* EXERCISE DESCRIPTION: Give again, word for word, the lines below that run from the line with "Emit a web page" through the line with "let yMinor = d3.range(0.026, 0.048, 0.004);". Drop the pictures.
====== SUPPLIED MATERIAL ======
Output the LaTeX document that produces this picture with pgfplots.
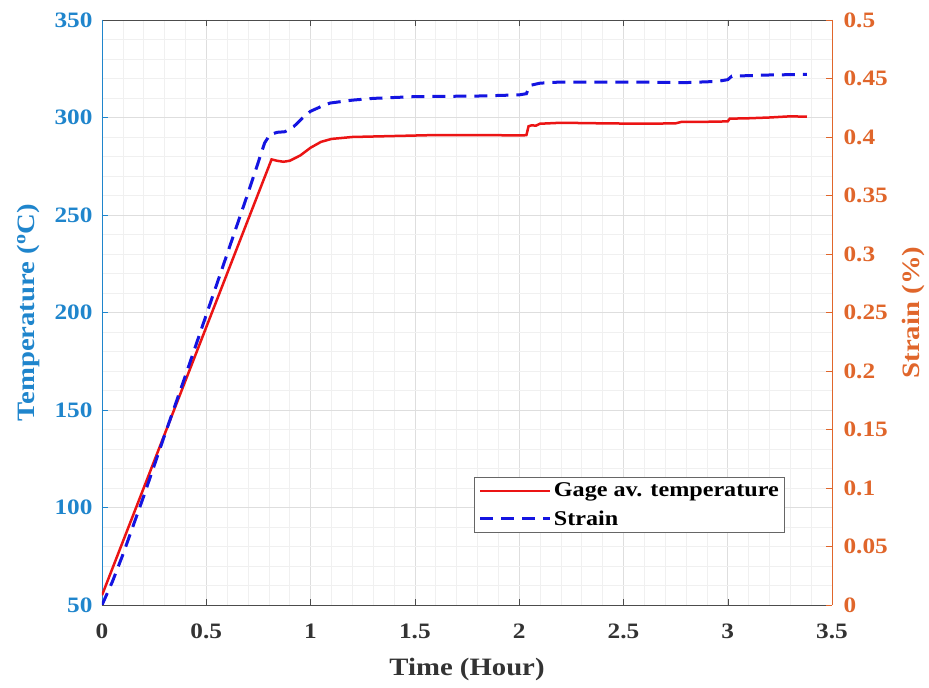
\documentclass[border=0pt]{standalone}
\usepackage{fontspec}
\setmainfont{Liberation Serif}[FakeStretch=1.15]
\usepackage{pgfplots}
\pgfplotsset{compat=1.18}
\definecolor{mblue}{rgb}{0.12,0.52,0.8}
\definecolor{morange}{rgb}{0.88,0.4,0.17}
\definecolor{redline}{RGB}{235,20,20}
\definecolor{blueline}{RGB}{20,20,225}
\pgfplotsset{
  base/.style={
    width=730pt, height=585pt, scale only axis,
    xmin=0, xmax=3.5,
    xtick={0,0.5,1,1.5,2,2.5,3,3.5},
    /pgf/number format/assume math mode=true,
    /pgf/number format/fixed,
    tick label style={font=\bfseries\fontsize{22}{26}\selectfont},
    major tick length=6pt, minor tick length=0pt, tick align=inside,
  }
}
\begin{document}
\begin{tikzpicture}
\useasboundingbox (-102pt,-83pt) rectangle (827pt,605pt);
\begin{axis}[base,
  ymin=50, ymax=350, ytick={50,100,150,200,250,300,350},
  minor x tick num=4, minor y tick num=4,
  grid=both,
  minor grid style={black!6, line width=0.5pt},
  major grid style={black!13, line width=0.6pt},
  axis x line*=box, axis y line*=left,
  x axis line style={black!70, line width=0.8pt},
  y axis line style={mblue, line width=0.8pt},
  xtick style={black!70}, ytick style={mblue},
  yticklabel style={mblue, xshift=-6pt},
  xticklabel style={black!80, yshift=-15pt},
  xlabel={Time (Hour)},
  ylabel={Temperature (\textsuperscript{o}C)},
  every axis y label/.style={at={(axis description cs:-0.101,0.5)}, rotate=90, anchor=center, mblue, font=\bfseries\fontsize{25}{30}\selectfont},
  every axis x label/.style={at={(axis description cs:0.5,-0.111)}, anchor=center, black!80, font=\bfseries\fontsize{25}{30}\selectfont},
]
\addplot[redline, line width=2.5pt] coordinates {
(0,55) (0.1,82.5) (0.2,110) (0.3,137.5) (0.4,165) (0.5,192.5) (0.6,220) (0.7,247.5)
(0.813,278.5) (0.84,277.8) (0.87,277.3) (0.9,277.8) (0.95,280.5) (1.0,284.5)
(1.05,287.5) (1.1,289) (1.2,290) (1.4,290.5) (1.6,291) (1.8,291) (2.02,290.8)
(2.035,291) (2.045,295.5) (2.06,296) (2.08,295.8) (2.1,296.8) (2.2,297.3)
(2.4,297) (2.6,296.8) (2.75,297) (2.78,297.8) (2.9,297.8) (3.0,298) (3.01,299.4)
(3.1,299.6) (3.2,300) (3.3,300.6) (3.38,300.4)
};
\end{axis}
\begin{axis}[base,
  ymin=0, ymax=0.5,
  ytick={0,0.05,0.1,0.15,0.2,0.25,0.3,0.35,0.4,0.45,0.5},
  yticklabel style={/pgf/number format/fixed, /pgf/number format/precision=2, morange, xshift=8pt},
  axis x line=none, axis y line*=right,
  y axis line style={morange, line width=0.8pt},
  ytick style={morange},
  ylabel={Strain (\%)},
  every axis y label/.style={at={(axis description cs:1.111,0.5)}, rotate=90, anchor=center, morange, font=\bfseries\fontsize{25}{30}\selectfont},
  legend style={at={(axis description cs:0.936,0.123)}, anchor=south east,
    draw=black!60, line width=1pt, fill=white,
    font=\bfseries\fontsize{21}{25}\selectfont, inner sep=4pt, row sep=8pt},
  legend cell align=left,
  legend image code/.code={\draw[#1] (0pt,0pt) -- (70pt,0pt);},
]
\addlegendimage{redline, line width=2.5pt}
\addlegendentry{Gage av. temperature}
\addplot[blueline, line width=3pt, dash pattern=on 13pt off 8pt] coordinates {
(0,0) (0.05,0.02) (0.1,0.043) (0.2,0.093) (0.3,0.145) (0.4,0.196) (0.5,0.248)
(0.6,0.300) (0.7,0.352) (0.78,0.395) (0.805,0.402) (0.84,0.404) (0.877,0.4045)
(0.92,0.409) (0.96,0.416) (1.0,0.422) (1.05,0.426) (1.093,0.429) (1.2,0.4315)
(1.3,0.433) (1.5,0.4345) (1.8,0.435) (2.0,0.436) (2.035,0.437) (2.05,0.444)
(2.1,0.446) (2.2,0.447) (2.5,0.447) (2.8,0.4465) (2.95,0.4475) (3.0,0.449)
(3.02,0.452) (3.2,0.453) (3.38,0.4535)
};
\addlegendentry{Strain}
\end{axis}
\end{tikzpicture}
\end{document}
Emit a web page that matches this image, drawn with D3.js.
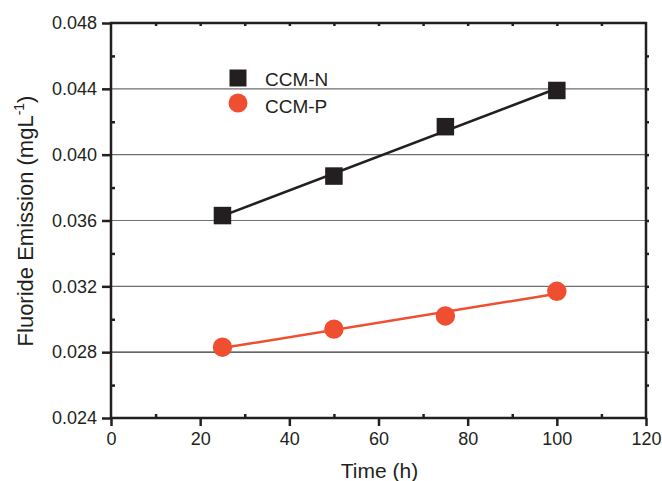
<!DOCTYPE html>
<html>
<head>
<meta charset="utf-8">
<script src="https://cdn.jsdelivr.net/npm/d3@7"></script>
<style>
  body { margin: 0; background: #fff; }
  svg { display: block; font-family: "Liberation Sans", Arial, sans-serif; }
</style>
</head>
<body>
<svg id="chart" width="662" height="481"></svg>
<script>
// data
const hours = [25, 50, 75, 100];
const ccmN = [0.0363, 0.0387, 0.0417, 0.0439];
const ccmP = [0.0283, 0.0294, 0.0302, 0.0317];
const seriesNames = ["CCM-N", "CCM-P"];
const xTicks = [0, 20, 40, 60, 80, 100, 120];
const yTicks = [0.024, 0.028, 0.032, 0.036, 0.040, 0.044, 0.048];
const gridValues = [0.028, 0.032, 0.036, 0.040, 0.044];

const ink = "#231f20",
    orange = "#f04e30";

let svg = d3.select("#chart");

let margin = {left: 111, top: 23, right: 16, bottom: 63};
let width = 662 - margin.left - margin.right,
    height = 481 - margin.top - margin.bottom;

let x = d3.scaleLinear().domain([0, 120]).range([0, width]);
let y = d3.scaleLinear().domain([0.024, 0.048]).range([height, 0]);

let g = svg.append("g").attr("transform", `translate(${margin.left},${margin.top})`);

// grid lines
g.append("g")
    .selectAll("line")
    .data(gridValues)
    .enter().append("line")
    .attr("x1", 0).attr("x2", width)
    .attr("y1", (d) => y(d)).attr("y2", (d) => y(d))
    .attr("stroke", (d) => d === 0.028 ? "#333" : "#6f6f6f")
    .attr("stroke-width", 1.2);

// minor tick values
let xMinor = d3.range(10, 120, 20);
let yMinor = d3.range(0.026, 0.048, 0.004);

function styleAxis(sel) {
    sel.select(".domain").remove();
    sel.selectAll(".tick line").attr("stroke", ink).attr("stroke-width", 2.5);
    sel.selectAll(".tick text").attr("fill", ink).style("font-size", "18px");
}

// bottom axis (major out)
g.append("g")
    .attr("transform", `translate(0,${height})`)
    .call(d3.axisBottom(x).tickValues(xTicks).tickSize(8).tickPadding(6).tickFormat(d3.format("d")))
    .call(styleAxis);
// bottom minor (in)
g.append("g")
    .attr("transform", `translate(0,${height})`)
    .call(d3.axisBottom(x).tickValues(xMinor).tickSize(-4).tickFormat(""))
    .call(styleAxis);

// left axis
g.append("g")
    .call(d3.axisLeft(y).tickValues(yTicks).tickSize(9).tickPadding(5).tickFormat(d3.format(".3f")))
    .call(styleAxis);
g.append("g")
    .call(d3.axisLeft(y).tickValues(yMinor).tickSize(-4).tickFormat(""))
    .call(styleAxis);

// top and right small ticks
g.append("g")
    .call(d3.axisTop(x).tickValues(d3.range(10, 120, 10)).tickSize(-3).tickFormat(""))
    .call(styleAxis);
g.append("g")
    .attr("transform", `translate(${width},0)`)
    .call(d3.axisRight(y).tickValues(d3.range(0.026, 0.048, 0.002)).tickSize(3).tickFormat(""))
    .call(styleAxis);

// frame
g.append("rect")
    .attr("width", width).attr("height", height)
    .attr("fill", "none")
    .attr("stroke", ink)
    .attr("stroke-width", 2.5);

// linear fits
function fit(xs, ys) {
    let mx = d3.mean(xs), my = d3.mean(ys);
    let num = d3.sum(xs, (v, i) => (v - mx) * (ys[i] - my));
    let den = d3.sum(xs, (v) => (v - mx) * (v - mx));
    let b = num / den;
    return (v) => my + b * (v - mx);
}

let series = [
    {name: seriesNames[0], values: ccmN, color: ink, shape: "square"},
    {name: seriesNames[1], values: ccmP, color: orange, shape: "circle"}
];

series.forEach((s) => {
    let f = fit(hours, s.values);
    let x0 = d3.min(hours), x1 = d3.max(hours);
    g.append("line")
        .attr("x1", x(x0)).attr("y1", y(f(x0)))
        .attr("x2", x(x1)).attr("y2", y(f(x1)))
        .attr("stroke", s.color)
        .attr("stroke-width", 2.5);

    let pts = g.append("g")
        .selectAll("path")
        .data(hours.map((h, i) => [h, s.values[i]]))
        .enter().append("path")
        .attr("transform", (d) => `translate(${x(d[0])},${y(d[1])})`)
        .attr("fill", s.color);
    if (s.shape === "square") {
        pts.attr("d", d3.symbol(d3.symbolSquare, 17.5 * 17.5));
    } else {
        pts.attr("d", d3.symbol(d3.symbolCircle, Math.PI * 9.7 * 9.7));
    }
});

// legend
let legend = svg.append("g");
legend.append("path")
    .attr("transform", "translate(238,78)")
    .attr("d", d3.symbol(d3.symbolSquare, 17 * 17))
    .attr("fill", ink);
legend.append("path")
    .attr("transform", "translate(238,103)")
    .attr("d", d3.symbol(d3.symbolCircle, Math.PI * 9.5 * 9.5))
    .attr("fill", orange);
legend.append("text")
    .attr("x", 265).attr("y", 85.5)
    .attr("fill", ink)
    .style("font-size", "19px")
    .text(seriesNames[0]);
legend.append("text")
    .attr("x", 265).attr("y", 113)
    .attr("fill", ink)
    .style("font-size", "19px")
    .text(seriesNames[1]);

// axis titles
svg.append("text")
    .attr("x", margin.left + width / 2 + 1)
    .attr("y", 478)
    .attr("text-anchor", "middle")
    .attr("fill", ink)
    .style("font-size", "21px")
    .text("Time (h)");

let yTitle = svg.append("text")
    .attr("transform", "translate(32.5,221) rotate(-90)")
    .attr("text-anchor", "middle")
    .attr("fill", ink)
    .style("font-size", "22px");
yTitle.append("tspan").text("Fluoride Emission (mgL");
yTitle.append("tspan").attr("dy", -9).style("font-size", "14px").text("-1");
yTitle.append("tspan").attr("dy", 9).text(")");
</script>
</body>
</html>
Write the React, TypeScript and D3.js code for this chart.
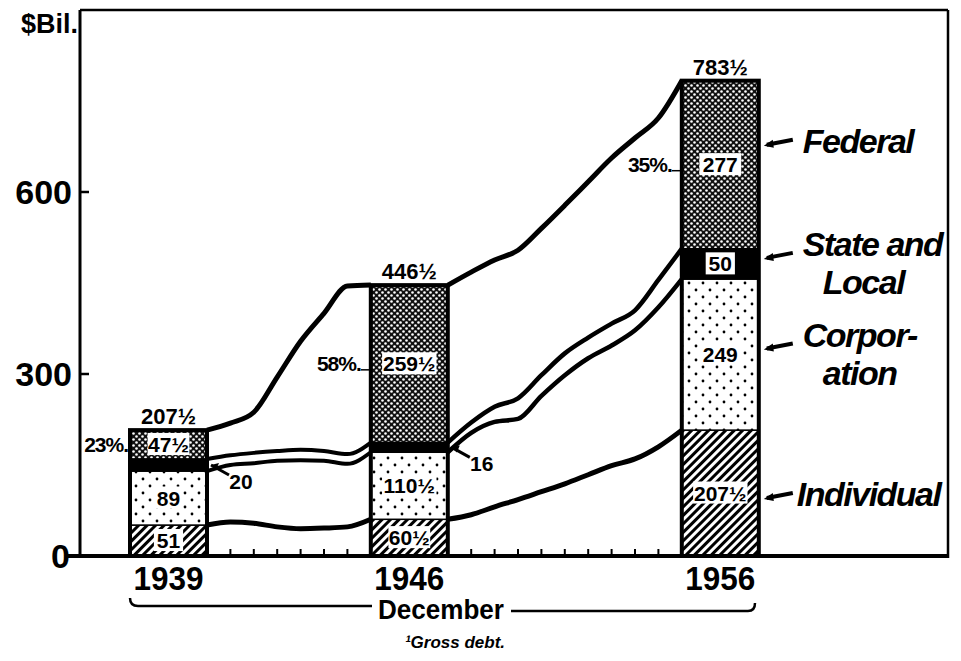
======
* SOLUTION:
Emit a web page that matches this image, drawn with D3.js.
<!DOCTYPE html>
<html>
<head>
<meta charset="utf-8">
<script src="https://cdn.jsdelivr.net/npm/d3@7"></script>
<style>
  body { margin: 0; background: #fff; }
  svg { display: block; font-family: "Liberation Sans", Arial, sans-serif; }
</style>
</head>
<body>
<svg id="chart" width="662" height="481"></svg>
<script>
// data
const hours = [25, 50, 75, 100];
const ccmN = [0.0363, 0.0387, 0.0417, 0.0439];
const ccmP = [0.0283, 0.0294, 0.0302, 0.0317];
const seriesNames = ["CCM-N", "CCM-P"];
const xTicks = [0, 20, 40, 60, 80, 100, 120];
const yTicks = [0.024, 0.028, 0.032, 0.036, 0.040, 0.044, 0.048];
const gridValues = [0.028, 0.032, 0.036, 0.040, 0.044];

const ink = "#231f20",
    orange = "#f04e30";

let svg = d3.select("#chart");

let margin = {left: 111, top: 23, right: 16, bottom: 63};
let width = 662 - margin.left - margin.right,
    height = 481 - margin.top - margin.bottom;

let x = d3.scaleLinear().domain([0, 120]).range([0, width]);
let y = d3.scaleLinear().domain([0.024, 0.048]).range([height, 0]);

let g = svg.append("g").attr("transform", `translate(${margin.left},${margin.top})`);

// grid lines
g.append("g")
    .selectAll("line")
    .data(gridValues)
    .enter().append("line")
    .attr("x1", 0).attr("x2", width)
    .attr("y1", (d) => y(d)).attr("y2", (d) => y(d))
    .attr("stroke", (d) => d === 0.028 ? "#333" : "#6f6f6f")
    .attr("stroke-width", 1.2);

// minor tick values
let xMinor = d3.range(10, 120, 20);
let yMinor = d3.range(0.026, 0.048, 0.004);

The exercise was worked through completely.